Our reputation depends in part on the ability of prospective employers to quickly ascertain that a student really understands financial theory and practice, and has the technical capability to use the tools learned in finance courses. It is part of your responsibility as a faculty member at New York University to evaluate student understanding of the materials in your course with examinations or written assignments that are sufficiently demanding to reveal differential performance.
For the core course, Foundations of Finance, for sections with enrollments of more than 25 students, we expect that approximately 35% of students will receive an A or A- grade. This policy is identical to the Stern School guidelines for grading in undergraduate core courses.
For elective courses, the Stern faculty has agreed that the individual instructor or department is responsible for determining reasonable grading guidelines. The Department of Finance guidelines are that instructors should award grades of A or A- to approximately 35% of students in these courses as well.
Within the “A range” of 35% for both core courses and elective courses, we would expect the number of A- grades to be at least equal to if not more than the number of straight A grades, in a proportion such as 15% A’s and 20% A-’s, with the understanding that instructors will be attentive to the “bunching” of grades so that students with nearly identical performance will receive the same letter grades. At times, student performance, small course enrollments, or bunching of grades may warrant some variation in the fraction of A/A- grades awarded. However, they should never exceed 50%. We expect that those cases in which faculty exercise discretion to award more A/A- grades than usual will be offset by other cases in which they award fewer than usual.

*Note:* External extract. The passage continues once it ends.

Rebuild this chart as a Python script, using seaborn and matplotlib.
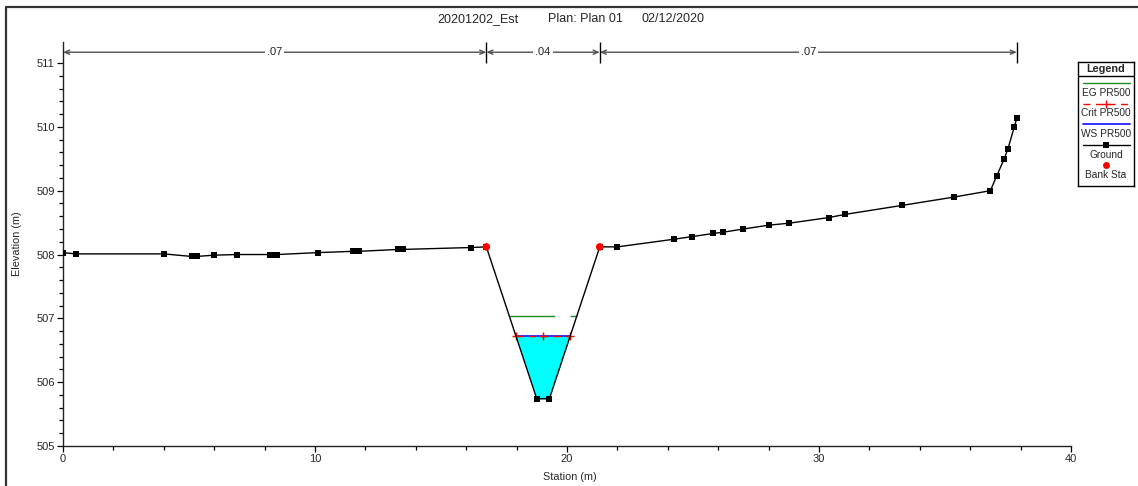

The remaining grades should be awarded mostly in the “B range,” with an expectation that approximately 60% of the students will receive some type of B. Grades should be distributed fairly equally between the B+, B, and B- subgroups, with the straight B grades ordinarily being the most numerous.
For students who perform significantly below most of the class, grades of C+, C, C-, D, and F are appropriate. We would expect approximately 5% of the grades in larger sections to fall into this range and encourage instructors to take account of noticeable separations in performance when differentiating the grades awarded to individual students.